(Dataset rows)
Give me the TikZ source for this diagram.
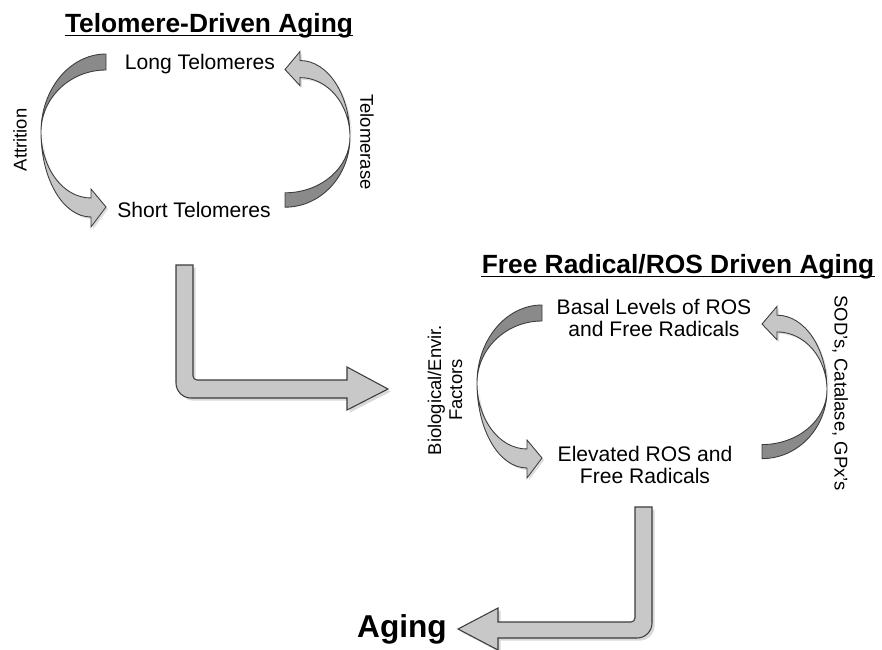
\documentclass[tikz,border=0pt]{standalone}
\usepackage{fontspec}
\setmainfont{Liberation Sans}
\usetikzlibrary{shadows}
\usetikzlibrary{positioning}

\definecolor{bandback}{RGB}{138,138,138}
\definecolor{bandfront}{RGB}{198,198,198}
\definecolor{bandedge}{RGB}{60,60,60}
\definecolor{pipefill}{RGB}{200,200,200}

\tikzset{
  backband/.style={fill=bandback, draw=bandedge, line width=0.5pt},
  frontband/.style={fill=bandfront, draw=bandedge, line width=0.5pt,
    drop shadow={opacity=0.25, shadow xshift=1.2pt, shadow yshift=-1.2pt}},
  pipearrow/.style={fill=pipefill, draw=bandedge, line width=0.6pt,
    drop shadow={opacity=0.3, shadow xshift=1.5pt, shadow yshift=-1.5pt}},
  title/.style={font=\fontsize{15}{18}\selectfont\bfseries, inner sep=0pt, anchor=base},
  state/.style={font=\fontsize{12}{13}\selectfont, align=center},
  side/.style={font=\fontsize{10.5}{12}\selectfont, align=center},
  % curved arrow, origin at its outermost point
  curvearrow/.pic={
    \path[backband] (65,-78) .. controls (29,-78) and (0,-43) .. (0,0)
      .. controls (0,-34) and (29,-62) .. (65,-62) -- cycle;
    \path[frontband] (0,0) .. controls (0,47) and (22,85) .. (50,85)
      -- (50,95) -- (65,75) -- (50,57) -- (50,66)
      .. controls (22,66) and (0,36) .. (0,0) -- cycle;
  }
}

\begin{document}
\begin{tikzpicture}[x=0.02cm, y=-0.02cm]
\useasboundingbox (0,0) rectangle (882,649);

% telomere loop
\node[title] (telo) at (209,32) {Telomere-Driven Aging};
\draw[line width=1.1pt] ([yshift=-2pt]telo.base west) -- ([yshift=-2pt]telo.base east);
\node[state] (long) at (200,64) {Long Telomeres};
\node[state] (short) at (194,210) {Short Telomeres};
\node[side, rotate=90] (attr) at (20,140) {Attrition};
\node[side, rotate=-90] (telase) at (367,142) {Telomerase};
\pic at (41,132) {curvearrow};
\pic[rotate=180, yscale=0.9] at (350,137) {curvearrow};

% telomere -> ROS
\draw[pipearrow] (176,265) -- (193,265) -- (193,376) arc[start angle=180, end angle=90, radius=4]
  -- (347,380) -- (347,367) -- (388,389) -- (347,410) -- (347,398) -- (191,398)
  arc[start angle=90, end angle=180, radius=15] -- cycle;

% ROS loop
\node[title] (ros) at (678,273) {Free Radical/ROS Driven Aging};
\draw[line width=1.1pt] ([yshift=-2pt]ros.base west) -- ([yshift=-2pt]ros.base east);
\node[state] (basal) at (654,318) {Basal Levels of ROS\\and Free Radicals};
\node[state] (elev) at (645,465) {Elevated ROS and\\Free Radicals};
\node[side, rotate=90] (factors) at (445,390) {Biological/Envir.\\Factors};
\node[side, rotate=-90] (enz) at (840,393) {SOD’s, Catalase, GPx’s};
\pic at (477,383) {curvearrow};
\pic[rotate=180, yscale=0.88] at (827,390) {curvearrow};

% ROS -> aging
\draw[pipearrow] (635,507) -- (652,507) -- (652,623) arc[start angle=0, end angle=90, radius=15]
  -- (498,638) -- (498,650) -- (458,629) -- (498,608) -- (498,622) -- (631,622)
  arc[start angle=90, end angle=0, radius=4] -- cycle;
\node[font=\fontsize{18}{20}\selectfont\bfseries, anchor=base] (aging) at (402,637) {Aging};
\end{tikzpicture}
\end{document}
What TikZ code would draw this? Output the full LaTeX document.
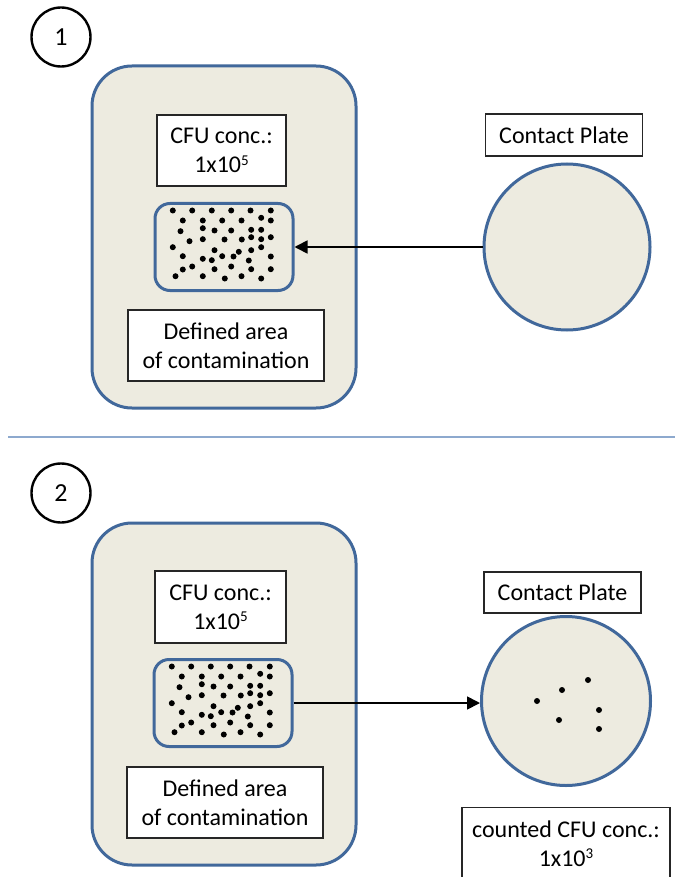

WRITTEN TASK = Reproduce every entry word for word, but omit the pictures.

TASK RESPONSE =
Give me the TikZ source for this diagram.
\documentclass[tikz,border=0pt]{standalone}
\usepackage{fontspec}
\setmainfont{Liberation Sans}
\usetikzlibrary{shadows}
\usetikzlibrary{positioning}

\definecolor{bandback}{RGB}{138,138,138}
\definecolor{bandfront}{RGB}{198,198,198}
\definecolor{bandedge}{RGB}{60,60,60}
\definecolor{pipefill}{RGB}{200,200,200}

\tikzset{
  backband/.style={fill=bandback, draw=bandedge, line width=0.5pt},
  frontband/.style={fill=bandfront, draw=bandedge, line width=0.5pt,
    drop shadow={opacity=0.25, shadow xshift=1.2pt, shadow yshift=-1.2pt}},
  pipearrow/.style={fill=pipefill, draw=bandedge, line width=0.6pt,
    drop shadow={opacity=0.3, shadow xshift=1.5pt, shadow yshift=-1.5pt}},
  title/.style={font=\fontsize{15}{18}\selectfont\bfseries, inner sep=0pt, anchor=base},
  state/.style={font=\fontsize{12}{13}\selectfont, align=center},
  side/.style={font=\fontsize{10.5}{12}\selectfont, align=center},
  % curved arrow, origin at its outermost point
  curvearrow/.pic={
    \path[backband] (65,-78) .. controls (29,-78) and (0,-43) .. (0,0)
      .. controls (0,-34) and (29,-62) .. (65,-62) -- cycle;
    \path[frontband] (0,0) .. controls (0,47) and (22,85) .. (50,85)
      -- (50,95) -- (65,75) -- (50,57) -- (50,66)
      .. controls (22,66) and (0,36) .. (0,0) -- cycle;
  }
}

\begin{document}
\begin{tikzpicture}[x=0.02cm, y=-0.02cm]
\useasboundingbox (0,0) rectangle (882,649);

% telomere loop
\node[title] (telo) at (209,32) {Telomere-Driven Aging};
\draw[line width=1.1pt] ([yshift=-2pt]telo.base west) -- ([yshift=-2pt]telo.base east);
\node[state] (long) at (200,64) {Long Telomeres};
\node[state] (short) at (194,210) {Short Telomeres};
\node[side, rotate=90] (attr) at (20,140) {Attrition};
\node[side, rotate=-90] (telase) at (367,142) {Telomerase};
\pic at (41,132) {curvearrow};
\pic[rotate=180, yscale=0.9] at (350,137) {curvearrow};

% telomere -> ROS
\draw[pipearrow] (176,265) -- (193,265) -- (193,376) arc[start angle=180, end angle=90, radius=4]
  -- (347,380) -- (347,367) -- (388,389) -- (347,410) -- (347,398) -- (191,398)
  arc[start angle=90, end angle=180, radius=15] -- cycle;

% ROS loop
\node[title] (ros) at (678,273) {Free Radical/ROS Driven Aging};
\draw[line width=1.1pt] ([yshift=-2pt]ros.base west) -- ([yshift=-2pt]ros.base east);
\node[state] (basal) at (654,318) {Basal Levels of ROS\\and Free Radicals};
\node[state] (elev) at (645,465) {Elevated ROS and\\Free Radicals};
\node[side, rotate=90] (factors) at (445,390) {Biological/Envir.\\Factors};
\node[side, rotate=-90] (enz) at (840,393) {SOD’s, Catalase, GPx’s};
\pic at (477,383) {curvearrow};
\pic[rotate=180, yscale=0.88] at (827,390) {curvearrow};

% ROS -> aging
\draw[pipearrow] (635,507) -- (652,507) -- (652,623) arc[start angle=0, end angle=90, radius=15]
  -- (498,638) -- (498,650) -- (458,629) -- (498,608) -- (498,622) -- (631,622)
  arc[start angle=90, end angle=0, radius=4] -- cycle;
\node[font=\fontsize{18}{20}\selectfont\bfseries, anchor=base] (aging) at (402,637) {Aging};
\end{tikzpicture}
\end{document}
What TikZ code would draw this? Output the full LaTeX document.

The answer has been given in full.